As vítimas desse tipo de exploração raramente conseguem manter contato com suas famílias ou com algum ciclo social, pois são privadas de liberdade por seus agressores. Algumas chegam a ser passadas entre gerações, como se fossem uma propriedade da família, escancarando que, por ter sido parte da sociedade brasileira por quase 400 anos, a exploração do negro ainda não saiu do costume de quem mais se beneficia com isso.
Racismo e denúncia
O racismo, que põe a população negra em papel de serventia e mão de obra a ser explorada, é o principal fator que torna as ações dessas pessoas válidas em suas consciências. “Esse é um dos grandes problemas sociais não resolvidos em nosso país até os dias atuais. Por isso, ainda hoje, a gente consegue localizar esse tipo de relação de trabalho análogo à escravidão em larga escala no Brasil”, explicou o sociólogo.
Creuza Oliveira defende abertamente a política de cotas, por acreditar que a iniciativa ajuda a reparar os danos causados à sociedade negra, principalmente os descendentes dessas mulheres que não tiveram oportunidades de estudar por serem escravizadas desde a infância, mas que podem ver seus filhos alcançarem essa realidade. “Quem critica as cotas, eu digo que é falta de conhecimento.
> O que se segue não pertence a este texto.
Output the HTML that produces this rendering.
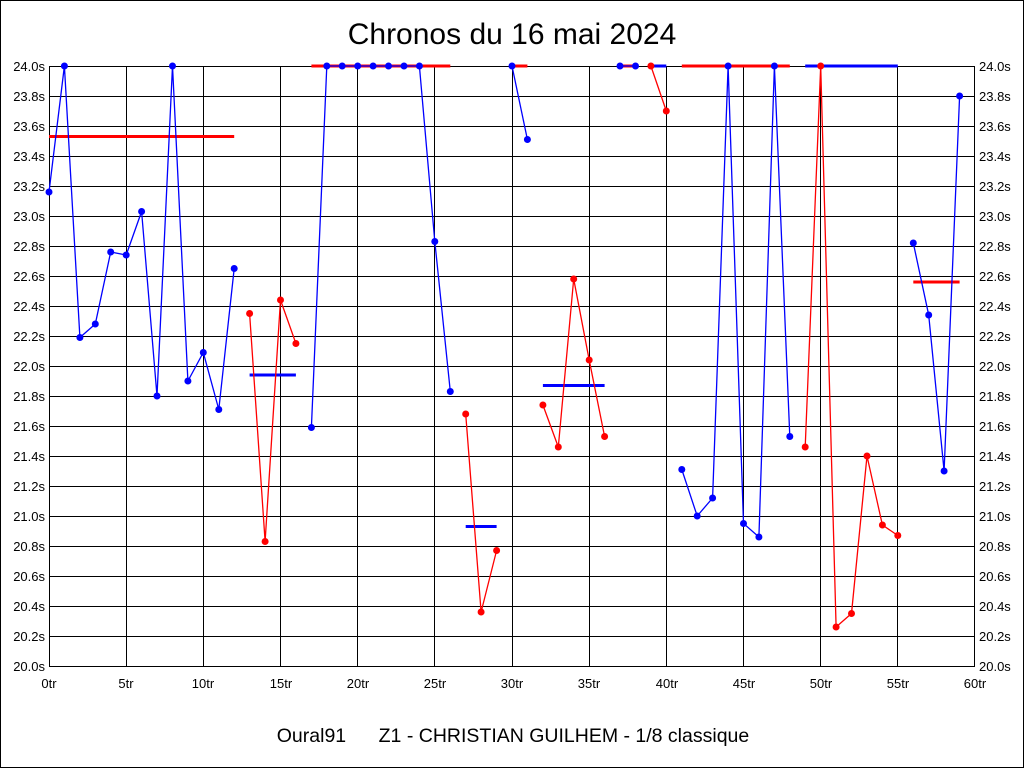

Os brancos sempre tiveram todas as cotas para eles, sempre foi tudo deles. Por isso que a gente tem que lutar, meter o pé na porta e ocupar esses espaços”.

Denuncie
As denúncias anônimas são as principais formas de combate ao trabalho escravo doméstico. Por conta das rigorosas regras de privacidade, o MPT só pode autuar e agir em casos com uma série de provas. Por isso, no momento da denúncia devem ser informados os nomes dos envolvidos, seja explorado ou explorador, e endereço completo. As denúncias podem ser feitas pelo Disque 100, do site do MPT-BA ou no aplicativo MPT Pardal, e presencialmente, em qualquer unidade do MPT.